Ze hadden altijd ruzie
“In die tijd leefden er onder andere een emoe en een arend op de aarde. Ze hadden altijd ruzie. Want ze botsten tegen elkaar aan, zagen elkaar niet omdat het zo donker was. Ze trokken elkaar de veren uit, pikten naar elkaar en maakten een hels kabaal. Ze gaven elkaar overal de schuld van. De emoe was jaloers op de arend en de arend op de emoe.” Het verhaal wordt vaak vergezeld van beelden met knuffelvogels die elkaar in de haren vliegen, of de kinderen spelen het zelf mee.
Het ergste wat je kunt doen
“Inmiddels was de arend gaan broeden in zijn nestje. De emoe lette weer eens niet op en zorgde ervoor dat de arend boos werd. Waarop de emoe ook heel boos werd en het ergste deed wat ze elkaar maar konden aan doen. Hij pakte het ei van de arend en gooide het in de lucht. Heel hoog in de lucht. En daar explodeerde het, het werd een grote vuurbal. De vuurbal gaf licht en verlichtte de aarde.”

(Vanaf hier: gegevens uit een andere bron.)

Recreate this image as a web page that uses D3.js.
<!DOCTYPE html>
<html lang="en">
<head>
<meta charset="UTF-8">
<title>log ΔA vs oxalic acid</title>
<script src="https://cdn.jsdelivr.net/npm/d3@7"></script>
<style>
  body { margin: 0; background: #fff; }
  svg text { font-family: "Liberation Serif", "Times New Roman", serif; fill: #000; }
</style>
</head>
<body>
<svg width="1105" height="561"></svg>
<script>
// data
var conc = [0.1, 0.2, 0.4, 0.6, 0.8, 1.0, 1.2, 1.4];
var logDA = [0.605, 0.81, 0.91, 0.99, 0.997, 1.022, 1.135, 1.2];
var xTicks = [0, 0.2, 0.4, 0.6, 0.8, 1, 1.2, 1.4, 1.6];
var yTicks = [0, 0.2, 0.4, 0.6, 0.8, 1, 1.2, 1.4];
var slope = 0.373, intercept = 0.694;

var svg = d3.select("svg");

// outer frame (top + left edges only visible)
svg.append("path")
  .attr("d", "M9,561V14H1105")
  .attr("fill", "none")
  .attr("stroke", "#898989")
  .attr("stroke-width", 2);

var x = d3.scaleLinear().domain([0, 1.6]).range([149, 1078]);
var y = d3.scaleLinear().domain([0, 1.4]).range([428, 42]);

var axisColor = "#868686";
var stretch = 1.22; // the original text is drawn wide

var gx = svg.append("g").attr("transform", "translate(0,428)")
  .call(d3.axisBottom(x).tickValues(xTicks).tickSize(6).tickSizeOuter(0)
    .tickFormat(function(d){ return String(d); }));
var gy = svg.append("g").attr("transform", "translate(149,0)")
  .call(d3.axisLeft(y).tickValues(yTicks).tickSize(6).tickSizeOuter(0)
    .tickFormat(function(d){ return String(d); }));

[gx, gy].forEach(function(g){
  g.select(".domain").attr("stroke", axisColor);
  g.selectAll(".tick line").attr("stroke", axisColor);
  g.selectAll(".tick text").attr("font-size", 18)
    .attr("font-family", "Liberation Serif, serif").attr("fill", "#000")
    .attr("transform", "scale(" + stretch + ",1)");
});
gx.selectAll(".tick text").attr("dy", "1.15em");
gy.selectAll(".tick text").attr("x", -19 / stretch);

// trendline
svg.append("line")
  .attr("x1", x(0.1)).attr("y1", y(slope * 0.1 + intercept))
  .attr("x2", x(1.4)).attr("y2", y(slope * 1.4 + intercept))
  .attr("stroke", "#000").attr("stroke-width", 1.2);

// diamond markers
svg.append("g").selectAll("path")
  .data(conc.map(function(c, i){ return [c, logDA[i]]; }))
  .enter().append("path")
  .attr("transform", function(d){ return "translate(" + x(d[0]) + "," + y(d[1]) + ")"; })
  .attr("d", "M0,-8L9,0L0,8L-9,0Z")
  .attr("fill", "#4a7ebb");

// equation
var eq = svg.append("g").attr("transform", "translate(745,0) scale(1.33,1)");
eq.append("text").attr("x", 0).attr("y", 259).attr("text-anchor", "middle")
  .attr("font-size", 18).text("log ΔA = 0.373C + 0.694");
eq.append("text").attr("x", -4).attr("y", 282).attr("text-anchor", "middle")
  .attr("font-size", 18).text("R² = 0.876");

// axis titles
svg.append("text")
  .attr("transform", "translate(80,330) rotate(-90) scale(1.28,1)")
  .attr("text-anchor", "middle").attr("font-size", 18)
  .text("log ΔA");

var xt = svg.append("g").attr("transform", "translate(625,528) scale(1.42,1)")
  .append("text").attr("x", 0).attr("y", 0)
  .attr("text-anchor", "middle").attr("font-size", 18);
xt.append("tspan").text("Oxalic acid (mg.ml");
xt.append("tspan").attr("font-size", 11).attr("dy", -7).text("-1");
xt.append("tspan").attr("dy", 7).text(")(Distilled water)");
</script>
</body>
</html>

Ze genoten en hadden samen veel plezier
“Het zag er prachtig uit: bomen, zeeën, andere dieren, bloemen, vlinders. De emoe en de arend waren stomverbaasd en vergaten helemaal hun ruzie. Ze keken elkaar aan en ontdekten dat ze eigenlijk best wel op elkaar leken. En nu het licht was, hoefden ze ook niet meer tegen elkaar op te botsen. Sterker nog, ze besloten samen een vliegtochtje te maken om de aarde nog eens goed te bekijken. Ze genoten en hadden samen veel plezier.”
Weer ruzie
“Tot het moment dat de zon onderging en het weer donker werd op de aarde. De emoe en arend kregen weer ruzie. Ze besloten de volgende dag - toen de zon weer opkwam - dat iedere keer wanneer het donker werd, dat ze dan rustig zouden gaan slapen. En als de zon ging schijnen, konden ze plezier maken met elkaar.”

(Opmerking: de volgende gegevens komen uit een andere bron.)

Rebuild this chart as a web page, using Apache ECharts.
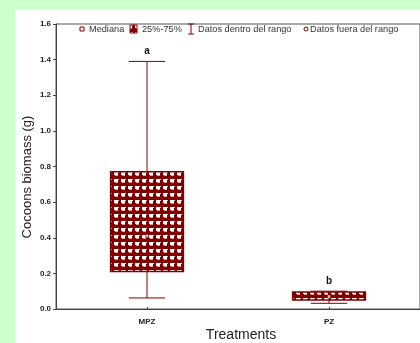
<!DOCTYPE html>
<html>
<head>
<meta charset="utf-8">
<script src="https://cdn.jsdelivr.net/npm/echarts@6/dist/echarts.min.js"></script>
<style>
	html, body { margin: 0; padding: 0; background: #ccffcc; }
	#chart { position: absolute; left: 15px; top: 10px; width: 405px; height: 333px; background: #fff; }
</style>
</head>
<body>
<div id="chart"></div>
<script>
// box plot values
const categories = ['MPZ', 'PZ'];
const whiskerLow = [0.062, 0.032];
const q1 = [0.21, 0.05];
const median = [0.41, 0.07];
const q3 = [0.77, 0.095];
const whiskerHigh = [1.39, 0.10];
const groupLetters = ['a', 'b'];

const RED = '#800000';
const FONT = 'Liberation Sans, Arial, sans-serif';

// checkered fill like the original
function makePattern() {
	const c = document.createElement('canvas');
	c.width = 7; c.height = 7;
	const g = c.getContext('2d');
	g.fillStyle = RED; g.fillRect(0, 0, 7, 7);
	g.fillStyle = '#ffffff'; g.fillRect(1, 1, 4, 3);
	g.fillStyle = '#d8a8a8'; g.fillRect(2, 4, 3, 1);
	g.fillStyle = '#f0d8d8'; g.fillRect(5, 1, 1, 1);
	return c;
}
const pattern = { image: makePattern(), repeat: 'repeat' };

const boxData = categories.map((c, i) => [i, whiskerLow[i], q1[i], median[i], q3[i], whiskerHigh[i]]);

const myChart = echarts.init(document.getElementById('chart'));
myChart.setOption({
	animation: false,
	grid: { left: 41, top: 14, right: -12, bottom: 34, show: true, borderColor: '#555', borderWidth: 1 },
	xAxis: {
		type: 'category',
		data: categories,
		boundaryGap: true,
		axisLine: { lineStyle: { color: '#444', width: 1 } },
		axisTick: { show: true, alignWithLabel: true, inside: true, length: 2, lineStyle: { color: '#444' } },
		axisLabel: { fontFamily: FONT, fontSize: 8, fontWeight: 'bold', color: '#222', margin: 9 }
	},
	yAxis: {
		type: 'value',
		min: 0, max: 1.6, interval: 0.2,
		splitLine: { show: false },
		axisLine: { show: true, lineStyle: { color: '#444', width: 1 } },
		axisTick: { show: true, length: 3, lineStyle: { color: '#444' } },
		axisLabel: {
			fontFamily: FONT, fontSize: 8, fontWeight: 'bold', color: '#222', margin: 5,
			formatter: v => v.toFixed(1)
		}
	},
	series: [{
		type: 'custom',
		data: boxData,
		encode: { x: 0, y: [1, 2, 3, 4, 5] },
		renderItem: function (params, api) {
			const i = api.value(0);
			const band = api.size([1, 0])[0];
			const bw = band * 0.4, cw = band * 0.2;
			const pLow = api.coord([i, api.value(1)]);
			const pQ1 = api.coord([i, api.value(2)]);
			const pMed = api.coord([i, api.value(3)]);
			const pQ3 = api.coord([i, api.value(4)]);
			const pHigh = api.coord([i, api.value(5)]);
			const x = pQ1[0];
			const line = { stroke: RED, lineWidth: 1 };
			const top = Math.min(pHigh[1], pQ3[1]);
			return {
				type: 'group',
				children: [
					{ type: 'line', shape: { x1: x, y1: pHigh[1], x2: x, y2: pQ3[1] }, style: line },
					{ type: 'line', shape: { x1: x, y1: pQ1[1], x2: x, y2: pLow[1] }, style: line },
					{ type: 'line', shape: { x1: x - cw / 2, y1: pHigh[1], x2: x + cw / 2, y2: pHigh[1] }, style: line },
					{ type: 'line', shape: { x1: x - cw / 2, y1: pLow[1], x2: x + cw / 2, y2: pLow[1] }, style: line },
					{
						type: 'rect',
						shape: { x: x - bw / 2, y: pQ3[1], width: bw, height: pQ1[1] - pQ3[1] },
						style: { fill: pattern, stroke: RED, lineWidth: 1.5 }
					},
					{ type: 'rect', shape: { x: x - 1.5, y: pMed[1] - 1.5, width: 3, height: 3 }, style: { fill: '#e8c8c8', stroke: RED, lineWidth: 0.5 } },
					{
						type: 'text',
						style: {
							text: groupLetters[i], x: x, y: top - 5,
							align: 'center', verticalAlign: 'bottom',
							font: 'bold 10px ' + FONT, fill: '#111'
						}
					}
				]
			};
		}
	}],
	graphic: [
		// axis titles
		{
			type: 'text', x: 12, y: 167, rotation: Math.PI / 2,
			style: { text: 'Cocoons biomass (g)', font: '13px ' + FONT, fill: '#222', align: 'center', verticalAlign: 'middle' }
		},
		{
			type: 'text', x: 226, y: 325,
			style: { text: 'Treatments', font: '14px ' + FONT, fill: '#222', align: 'center', verticalAlign: 'middle' }
		},
		// legend
		{ type: 'rect', shape: { x: 65, y: 17, width: 4, height: 4 }, style: { fill: '#fff', stroke: RED, lineWidth: 1 } },
		{ type: 'text', x: 74, y: 19, style: { text: 'Mediana', font: '9.2px ' + FONT, fill: '#333', verticalAlign: 'middle' } },
		{ type: 'rect', shape: { x: 115, y: 15, width: 7, height: 8 }, style: { fill: pattern, stroke: RED, lineWidth: 1 } },
		{ type: 'text', x: 127, y: 19, style: { text: '25%-75%', font: '9.2px ' + FONT, fill: '#333', verticalAlign: 'middle' } },
		{ type: 'line', shape: { x1: 176, y1: 14, x2: 176, y2: 24 }, style: { stroke: RED, lineWidth: 1 } },
		{ type: 'line', shape: { x1: 173, y1: 14, x2: 179, y2: 14 }, style: { stroke: RED, lineWidth: 1 } },
		{ type: 'line', shape: { x1: 173, y1: 24, x2: 179, y2: 24 }, style: { stroke: RED, lineWidth: 1 } },
		{ type: 'text', x: 183, y: 19, style: { text: 'Datos dentro del rango', font: '9.2px ' + FONT, fill: '#333', verticalAlign: 'middle' } },
		{ type: 'circle', shape: { cx: 291, cy: 19, r: 2 }, style: { fill: '#fff', stroke: RED, lineWidth: 1 } },
		{ type: 'text', x: 295, y: 19, style: { text: 'Datos fuera del rango', font: '9.2px ' + FONT, fill: '#333', verticalAlign: 'middle' } }
	]
});
</script>
</body>
</html>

Wie wil er in het licht leven?
Na dit schitterende verhaal ontstaat er vaak een groepsgesprek: wanneer is het bij jou donker? Wanneer ben je boos of jaloers of bang of verdrietig of voel je je schuldig? En hoe is het om in de zon te leven? “Dan gaan we samen spelen en dan is het warm en fijn”. Als je vervolgens vraagt wie er in het licht wil leven en wie in het donker, dan weten ze het wel: ”in het licht natuurlijk!” En dat is ook logisch, want alles wat groeit heeft licht nodig. We spreken af om vanaf nu zoveel mogelijk in het licht te leven. En als het even donker wordt, dan zoeken we gewoon het lichtknopje!